The Court (per Davies J, Mitchelmore and Kirk JJA agreeing) held, dismissing the appeal:
As to Ground 1:
(1) Where no submission was made to the sentencing judge that the applicant's youth at the time of the offending for these counts reduced his moral culpability, it was not open to the applicant to raise this point on appeal. In any event, the sentencing judge provided for a reduction in the applicant's moral culpability for that reason: [1] (Mitchelmore JA); [2] (Kirk JA); [59]-[60] (Davies J).
Zreika v R [2012] NSWCCA 44; (2012) 223 A Crim R 460, cited.
As to Ground 2:
(1) Given that sentencing proceedings are adversarial proceeding, where no submission is made on a topic or no issue joined, the sentencing judge would not ordinarily be expected to make a finding on that topic: [1] (Mitchelmore JA); [2] (Kirk JA); [70] (Davies J).

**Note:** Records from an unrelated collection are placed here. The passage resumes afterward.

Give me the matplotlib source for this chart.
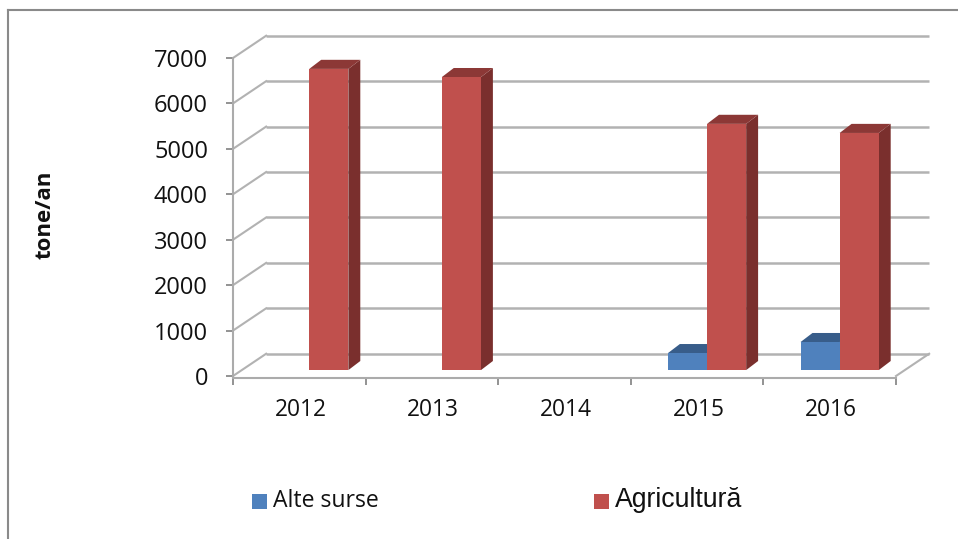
import matplotlib
matplotlib.use("Agg")
import matplotlib.pyplot as plt
from matplotlib.patches import Polygon, Rectangle
from matplotlib.lines import Line2D

years = ["2012", "2013", "2014", "2015", "2016"]
alte_surse = [0, 0, 0, 374, 617]
agricultura = [6630, 6450, 0, 5420, 5220]
y_ticks = [0, 1000, 2000, 3000, 4000, 5000, 6000, 7000]

W, H = 958, 539
GRID = "#B2B2B2"
AXC = "#ABABAB"
TICKC = "#808080"
fig = plt.figure(figsize=(W / 100, H / 100), dpi=100, facecolor="white")

def fx(p): return p / W
def fy(p): return 1 - p / H

ax = fig.add_axes([fx(233), fy(376), (896 - 233) / W, (376 - 58) / H])
ax.set_xlim(-0.5, 4.5)
ax.set_ylim(0, 7000)
ax.patch.set_visible(False)

# depth of the 3D box, and of the bars, in data units
BOX_DX, BOX_DY = 0.25, 490
BAR_SHIFT_X, BAR_SHIFT_Y = 0.075, 130
SIDE_DX, SIDE_DY = 0.09, 200
BAR_W = 0.295

# walls and floor
for v in y_ticks:
    ax.plot([-0.5 + BOX_DX, 4.5 + BOX_DX], [v + BOX_DY] * 2, color=GRID, lw=1.8,
            clip_on=False, zorder=1, solid_capstyle="butt")
    ax.plot([-0.5, -0.5 + BOX_DX], [v, v + BOX_DY], color=GRID, lw=1.5,
            clip_on=False, zorder=1)
ax.plot([4.5, 4.5 + BOX_DX], [0, BOX_DY], color=GRID, lw=1.5, clip_on=False, zorder=1)

def bar3d(xc, value, front, top, side):
    if value <= 0:
        return
    x0 = xc + BAR_SHIFT_X
    x1 = x0 + BAR_W
    y0 = BAR_SHIFT_Y
    y1 = y0 + value
    ax.add_patch(Polygon([(x1, y0), (x1 + SIDE_DX, y0 + SIDE_DY),
                          (x1 + SIDE_DX, y1 + SIDE_DY), (x1, y1)],
                         fc=side, ec="none", clip_on=False, zorder=3))
    ax.add_patch(Polygon([(x0, y1), (x1, y1), (x1 + SIDE_DX, y1 + SIDE_DY),
                          (x0 + SIDE_DX, y1 + SIDE_DY)],
                         fc=top, ec="none", clip_on=False, zorder=3))
    ax.bar(x0, value, BAR_W, bottom=y0, align="edge", color=front, clip_on=False, zorder=4)

for i in range(len(years)):
    bar3d(i - BAR_W, alte_surse[i], "#4F81BD", "#385D8A", "#2F4F75")
    bar3d(i, agricultura[i], "#C0504D", "#8C3836", "#7A2F2D")

# axes
for s in ("top", "right"):
    ax.spines[s].set_visible(False)
for s in ("left", "bottom"):
    ax.spines[s].set_color(AXC)
    ax.spines[s].set_linewidth(1.5)
ax.spines["bottom"].set_position(("outward", 1.5))
ax.set_yticks(y_ticks)
ax.set_xticks([i - 0.5 for i in range(len(years) + 1)], minor=False)
ax.set_xticklabels([])
ax.tick_params(axis="both", color=TICKC, width=1.2, length=5, direction="out", labelsize=17)
ax.tick_params(axis="y", pad=13)
for t in ax.get_yticklabels():
    t.set_family("Open Sans")
    t.set_color("#111111")
for i, y in enumerate(years):
    ax.annotate(y, (i, 0), xytext=(1, -24.5), textcoords="offset points", ha="center", va="center",
                family="Open Sans", fontsize=16.4, color="#111111", annotation_clip=False)

fig.text(fx(45), fy(215), "tone/an", rotation=90, ha="center", va="center",
         family="Open Sans", fontweight="bold", fontsize=16, color="#111111")

# legend
fig.add_artist(Rectangle((fx(252), fy(509)), 15 / W, 15 / H, transform=fig.transFigure, fc="#4F81BD", ec="none"))
fig.add_artist(Rectangle((fx(594), fy(509)), 15 / W, 15 / H, transform=fig.transFigure, fc="#C0504D", ec="none"))
fig.text(fx(273), fy(501), "Alte surse", family="Open Sans", fontsize=16.6, va="center", ha="left", color="#111111")
fig.text(fx(615), fy(500), "Agricultură", family="Liberation Sans", fontsize=19.2, va="center", ha="left", color="#111111")

# outer frame (top and left only)
fig.add_artist(Line2D([fx(8), 1], [fy(10), fy(10)], transform=fig.transFigure, color="#8A8A8A", lw=1.5))
fig.add_artist(Line2D([fx(8), fx(8)], [fy(10), 0], transform=fig.transFigure, color="#8A8A8A", lw=1.5))

fig.savefig("out.png", dpi=100)
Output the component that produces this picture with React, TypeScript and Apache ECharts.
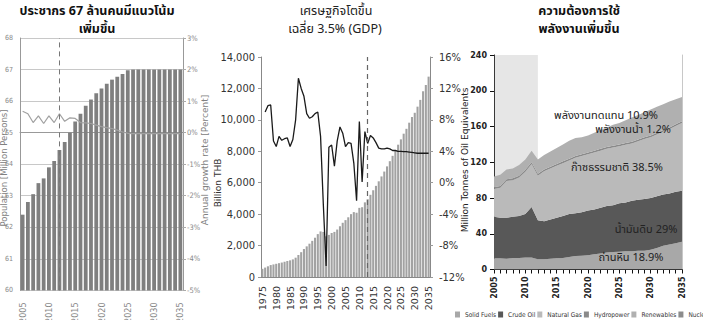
import React, { useEffect, useRef } from "react";
import * as echarts from "echarts";

// ---------- Chart 1: population ----------
const popYears = ["2005","2006","2007","2008","2009","2010","2011","2012","2013","2014","2015","2016","2017","2018","2019","2020","2021","2022","2023","2024","2025","2026","2027","2028","2029","2030","2031","2032","2033","2034","2035"];
const population = [62.4, 62.8, 63.05, 63.4, 63.55, 63.9, 64.1, 64.45, 64.7, 65.0, 65.35, 65.6, 65.85, 66.05, 66.25, 66.4, 66.55, 66.68, 66.77, 66.86, 66.98, 67, 67, 67, 67, 67, 67, 67, 67, 67, 67];
const popGrowth = [0.68, 0.6, 0.32, 0.53, 0.29, 0.53, 0.32, 0.6, 0.36, 0.47, 0.45, 0.32, 0.31, 0.29, 0.24, 0.19, 0.16, 0.13, 0.08, 0.02, -0.02, -0.03, -0.03, -0.03, -0.03, -0.03, -0.03, -0.03, -0.03, -0.03, -0.03];

// ---------- Chart 2: GDP ----------
const gdpYears = ["1975","1976","1977","1978","1979","1980","1981","1982","1983","1984","1985","1986","1987","1988","1989","1990","1991","1992","1993","1994","1995","1996","1997","1998","1999","2000","2001","2002","2003","2004","2005","2006","2007","2008","2009","2010","2011","2012","2013","2014","2015","2016","2017","2018","2019","2020","2021","2022","2023","2024","2025","2026","2027","2028","2029","2030","2031","2032","2033","2034","2035"];
const gdp = [520, 600, 680, 760, 800, 840, 880, 920, 970, 1020, 1060, 1120, 1230, 1400, 1580, 1780, 1950, 2120, 2300, 2500, 2730, 2900, 2870, 2590, 2680, 2800, 2870, 3020, 3230, 3450, 3620, 3800, 4000, 4130, 4090, 4400, 4440, 4750, 4950, 5230, 5520, 5800, 6090, 6400, 6710, 7040, 7370, 7710, 8060, 8420, 8760, 9120, 9430, 9820, 10180, 10450, 10840, 11270, 11820, 12220, 12750];
const gdpGrowth = [null, 9.0, 9.8, 9.9, 5.3, 4.6, 5.9, 5.4, 5.6, 5.7, 4.6, 5.5, 8.0, 13.3, 12.0, 11.0, 8.8, 8.2, 8.4, 8.8, 9.0, 5.9, -2.8, -10.6, 4.5, 4.8, 2.1, 5.3, 7.1, 6.3, 4.6, 5.1, 5.0, 2.5, -2.3, 7.8, 0.1, 6.5, 5.0, 6.0, 5.7, 5.1, 4.4, 4.3, 4.3, 4.4, 4.3, 4.1, 4.1, 4.0, 4.0, 3.95, 3.95, 3.9, 3.85, 3.8, 3.75, 3.75, 3.75, 3.75, 3.75];

// ---------- Chart 3: energy demand ----------
const energyYears = ["2005","2006","2007","2008","2009","2010","2011","2012","2013","2014","2015","2016","2017","2018","2019","2020","2021","2022","2023","2024","2025","2026","2027","2028","2029","2030","2031","2032","2033","2034","2035"];
const solidFuels = [12.5, 12.5, 12, 13, 13, 13.5, 13.5, 11.5, 11.5, 12, 12.5, 13, 14, 15, 15.5, 16, 17, 18, 19, 19.5, 20, 20.5, 20.5, 21, 21, 22, 24, 26.5, 28, 29.5, 31];
const crudeOil = [46.5, 45.5, 46, 46, 47, 48.5, 56.5, 43.5, 42.5, 44, 45.5, 47, 48, 48, 48.5, 50, 50, 51, 52, 52.5, 54, 54.5, 56.5, 57, 58, 58, 58, 57.5, 57, 57.5, 57];
const naturalGas = [31, 33.5, 41, 41, 43, 47.5, 48, 50, 56, 57, 58, 59, 60, 62, 63, 63, 64, 64, 64, 64.5, 64, 64.5, 64, 65.5, 67, 68, 69, 70, 72, 73.5, 76];
const hydropower = [2, 2, 2, 2, 2, 2, 2, 2, 2, 2, 2, 2, 2, 2, 2, 2, 2, 2, 2, 2, 2, 2, 2, 2, 2, 2, 2, 2, 2, 2, 2];
const renewables = [12, 12.5, 11, 11, 12, 11.5, 13, 16, 16, 17, 18, 19, 20, 20, 19, 19, 20, 21, 22, 23.5, 24, 25.5, 27, 27.5, 28, 29, 29, 29, 29, 28, 27];
const nuclear = [0, 0, 0, 0, 0, 0, 0, 0, 0, 0, 0, 0, 0, 0, 0, 0, 0, 0, 0, 0, 0, 0, 0, 0, 0, 0, 0, 0, 0, 0, 0];
const energyNames = ["Solid Fuels", "Crude Oil", "Natural Gas", "Hydropower", "Renewables", "Nuclear"];
const energyColors = ["#a8a8a8", "#585858", "#bababa", "#8a8a8a", "#b0b0b0", "#8c8c8c"];

const NARROW = "'Liberation Sans Narrow', 'DejaVu Sans Condensed', 'Arial Narrow', sans-serif";
const SANS = "'DejaVu Sans', Verdana, sans-serif";
const THAI = "'Noto Sans Thai', 'Noto Sans', 'DejaVu Sans', sans-serif";

function buildOption() {
  const energySeries = [solidFuels, crudeOil, naturalGas, hydropower, renewables, nuclear].map((d, i) => ({
    name: energyNames[i],
    type: "line",
    xAxisIndex: 2,
    yAxisIndex: 4,
    stack: "energy",
    data: d,
    symbol: "none",
    lineStyle: { width: 0 },
    itemStyle: { color: energyColors[i] },
    areaStyle: { color: energyColors[i], opacity: 1 },
  }));

  const text = (x: number, y: number, t: string, style: any, rotation = 0) => ({
    type: "text",
    x,
    y,
    rotation,
    z: 50,
    style: { text: t, align: "center", verticalAlign: "middle", ...style },
  });

  return {
    animation: false,
    grid: [
      { left: 20, top: 38, width: 163, height: 257 },
      { left: 261, top: 57, width: 169, height: 220 },
      { left: 494, top: 55, width: 188, height: 214.5 },
    ],
    legend: {
      data: energyNames,
      left: 455,
      top: 311,
      width: 600,
      padding: 0,
      icon: "rect",
      itemWidth: 5,
      itemHeight: 6,
      itemGap: 2,
      textStyle: { fontSize: 6.5, fontFamily: NARROW, color: "#333" },
    },
    xAxis: [
      {
        type: "category", gridIndex: 0, data: popYears,
        axisLine: { lineStyle: { color: "#999" } },
        axisTick: { interval: 0, length: 4, lineStyle: { color: "#aaa" } },
        axisLabel: { interval: 4, rotate: 90, fontSize: 9, color: "#888", fontFamily: NARROW, margin: 12 },
      },
      {
        type: "category", gridIndex: 1, data: gdpYears,
        axisLine: { lineStyle: { color: "#888" } },
        axisTick: { interval: 0, length: 3, lineStyle: { color: "#999" } },
        axisLabel: { interval: 4, rotate: 90, fontSize: 9.5, color: "#333", fontFamily: SANS, margin: 9 },
      },
      {
        type: "category", gridIndex: 2, data: energyYears, boundaryGap: false,
        axisLine: { lineStyle: { color: "#111" } },
        axisTick: { interval: 0, length: 4, lineStyle: { color: "#111" } },
        axisLabel: { interval: 4, rotate: 90, fontSize: 8, fontWeight: "bold", color: "#222", fontFamily: SANS, margin: 7 },
      },
    ],
    yAxis: [
      {
        type: "value", gridIndex: 0, min: 60, max: 68, interval: 1,
        axisLine: { show: true, lineStyle: { color: "#999" } },
        axisTick: { show: false },
        splitLine: { lineStyle: { color: "#c8c8c8" } },
        axisLabel: { fontSize: 7, color: "#888", fontFamily: NARROW, margin: 7 },
      },
      {
        type: "value", gridIndex: 0, position: "right", min: -5, max: 3, interval: 1,
        axisLine: { show: true, lineStyle: { color: "#999" } },
        axisTick: { show: true, length: 3, lineStyle: { color: "#aaa" } },
        splitLine: { show: false },
        axisLabel: { fontSize: 7.5, color: "#888", fontFamily: NARROW, margin: 4, formatter: (v: number) => v + "%" },
      },
      {
        type: "value", gridIndex: 1, min: 0, max: 14000, interval: 2000,
        axisLine: { show: true, lineStyle: { color: "#888" } },
        axisTick: { show: true, length: 3, lineStyle: { color: "#999" } },
        splitLine: { show: false },
        axisLabel: { fontSize: 11, color: "#333", fontFamily: NARROW, margin: 6, formatter: (v: number) => v.toLocaleString("en-US") },
      },
      {
        type: "value", gridIndex: 1, position: "right", min: -12, max: 16, interval: 4,
        axisLine: { show: true, lineStyle: { color: "#888" } },
        axisTick: { show: true, length: 3, lineStyle: { color: "#999" } },
        splitLine: { show: false },
        axisLabel: { fontSize: 11, color: "#333", fontFamily: NARROW, margin: 9, formatter: (v: number) => v + "%" },
      },
      {
        type: "value", gridIndex: 2, min: 0, max: 240, interval: 40,
        axisLine: { show: true, lineStyle: { color: "#111" } },
        axisTick: { show: true, length: 4, lineStyle: { color: "#111" } },
        splitLine: { show: false },
        axisLabel: { fontSize: 8, fontWeight: "bold", color: "#222", fontFamily: SANS, margin: 7 },
      },
      {
        type: "value", gridIndex: 2, position: "right", min: 0, max: 240, interval: 40,
        axisLine: { show: true, lineStyle: { color: "#c8c8c8" } },
        axisTick: { show: false },
        axisLabel: { show: false },
        splitLine: { show: false },
      },
    ],
    series: [
      {
        name: "Population", type: "bar", xAxisIndex: 0, yAxisIndex: 0, data: population,
        barCategoryGap: "28%", itemStyle: { color: "#7f7f7f" },
        markLine: {
          silent: true, symbol: "none", label: { show: false },
          lineStyle: { type: [5, 4], color: "#777", width: 1 },
          data: [{ xAxis: "2012" }],
        },
      },
      {
        name: "Pop growth", type: "line", xAxisIndex: 0, yAxisIndex: 1, data: popGrowth,
        symbol: "none", lineStyle: { color: "#a0a0a0", width: 1.2 }, z: 4,
      },
      {
        name: "GDP", type: "bar", xAxisIndex: 1, yAxisIndex: 2, data: gdp,
        barCategoryGap: "25%", itemStyle: { color: "#a2a2a2" },
        markLine: {
          silent: true, symbol: "none", label: { show: false },
          lineStyle: { type: [5, 4], color: "#666", width: 1.2 },
          data: [{ xAxis: "2013" }],
        },
      },
      {
        name: "GDP growth", type: "line", xAxisIndex: 1, yAxisIndex: 3, data: gdpGrowth,
        symbol: "none", lineStyle: { color: "#1a1a1a", width: 1.3 }, z: 4,
      },
      ...energySeries,
      {
        name: "history", type: "line", xAxisIndex: 2, yAxisIndex: 4, data: [], z: 5,
        markArea: {
          silent: true,
          itemStyle: { color: "rgba(162,162,162,0.27)" },
          data: [[{ xAxis: "2005" }, { xAxis: "2012" }]],
        },
      },
    ],
    graphic: [
      // crop edge of the first panel (hides the leading digit of its year labels, as in the source image)
      { type: "rect", x: 0, y: 320, z: 40, shape: { width: 200, height: 6 }, style: { fill: "#fff" } },
      // titles
      text(97, 11, "ประชากร 67 ล้านคนมีแนวโน้ม", { font: `bold 12.5px ${THAI}`, fill: "#111" }),
      text(97, 29, "เพิ่มขึ้น", { font: `bold 12.5px ${THAI}`, fill: "#111" }),
      text(336, 11, "เศรษฐกิจโตขึ้น", { font: `12.5px ${THAI}`, fill: "#222" }),
      text(335, 29, "เฉลี่ย 3.5% (GDP)", { font: `12.5px ${THAI}`, fill: "#222" }),
      text(579, 11, "ความต้องการใช้", { font: `bold 12.5px ${THAI}`, fill: "#111" }),
      text(579, 29, "พลังงานเพิ่มขึ้น", { font: `bold 12.5px ${THAI}`, fill: "#111" }),
      // axis names
      text(4, 168, "Population [Million Persons]", { font: `8.5px ${SANS}`, fill: "#808080" }, Math.PI / 2),
      text(205, 160, "Annual growth rate [Percent]", { font: `9px ${SANS}`, fill: "#808080" }, Math.PI / 2),
      text(218, 183, "Billion THB", { font: `9px ${SANS}`, fill: "#333" }, Math.PI / 2),
      text(465, 160, "Million Tonnes of Oil Equivalents", { font: `9px ${SANS}`, fill: "#222" }, Math.PI / 2),
      // energy annotations
      text(606, 115, "พลังงานทดแทน 10.9%", { font: `11px ${THAI}`, fill: "#222" }),
      text(633, 129, "พลังงานน้ำ 1.2%", { font: `11px ${THAI}`, fill: "#222" }),
      text(617, 167, "ก๊าซธรรมชาติ 38.5%", { font: `11px ${THAI}`, fill: "#222" }),
      text(646, 229, "น้ำมันดิบ 29%", { font: `11px ${THAI}`, fill: "#222" }),
      text(631, 257, "ถ่านหิน 18.9%", { font: `11px ${THAI}`, fill: "#222" }),
    ],
  };
}

export default function App() {
  const ref = useRef<HTMLDivElement>(null);
  useEffect(() => {
    if (!ref.current) return;
    const chart = echarts.init(ref.current, undefined, { renderer: "svg" });
    chart.setOption(buildOption() as any);
    return () => chart.dispose();
  }, []);
  return (
    <div
      ref={ref}
      style={{ position: "absolute", left: 0, top: 0, width: 703, height: 326, background: "#fff" }}
    />
  );
}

Edmonds v R [2022] NSWCCA 103; Richards v R [2023] NSWCCA 264, cited.
(2) In order to find remorse, the applicant must establish, on the balance of probabilities, that he accepts responsibility for his criminal conduct. Where the applicant's apology fails to meet the definition of remorse in s 21A(3)(i) and the applicant also submits that he could not remember the offending, the sentencing judge did not err in finding no remorse: [1] (Mitchelmore JA); [2] (Kirk JA); [71]-[75] (Davies J).
Brzozowski v R [2023] NSWCCA 129, cited.
As to Ground 3:
(1) The sentencing judge was not obliged to refer specifically to identified statutory provisions where she referred to the mitigating factors referred to in those provisions: [1] (Mitchelmore JA); [2] (Kirk JA); [83] (Davies J).
Ghamraoui v R [2009] NSWCCA 111; Vassiliou v R [2022] NSWCCA 91; Whipp v R [2024] NSWCCA 79, cited.
(2) It is well established that a party is ordinarily bound by the conduct of their counsel. The sentencing judge's remarks on sentence were both comprehensive and thorough, and her Honour dealt with all of the issues canvassed by the parties. Furthermore, the offending was against two victims who were young and defenceless. Hence, both the indicative sentences and the aggregate sentence were entirely open to her Honour: [1] (Mitchelmore JA); [2] (Kirk JA); [84]-[88] (Davies J).
R v Birks (1990) 19 NSWLR 677, cited.
As to Ground 4:
(1) Where new evidence concerning the applicant's mental health did not add anything of substance to existing evidence, make any link or material contribution to the offending, and the sentencing judge had already reduced the applicant's moral capability on account of his mental health, no miscarriage of justice resulted from the absence of the new evidence: [1] (Mitchelmore JA); [2] (Kirk JA); [101]-[109] (Davies J).
Barnes v R [2022] NSWCCA 140; (2022) 299 A Crim R 483; Khoury v R [2011] NSWCCA 118; (2011) 209 A Crim R 509; Director of Public Prosecutions (Cth) v De La Rosa (2010) 79 NSWLR 1; [2010] NSWCCA 194, cited.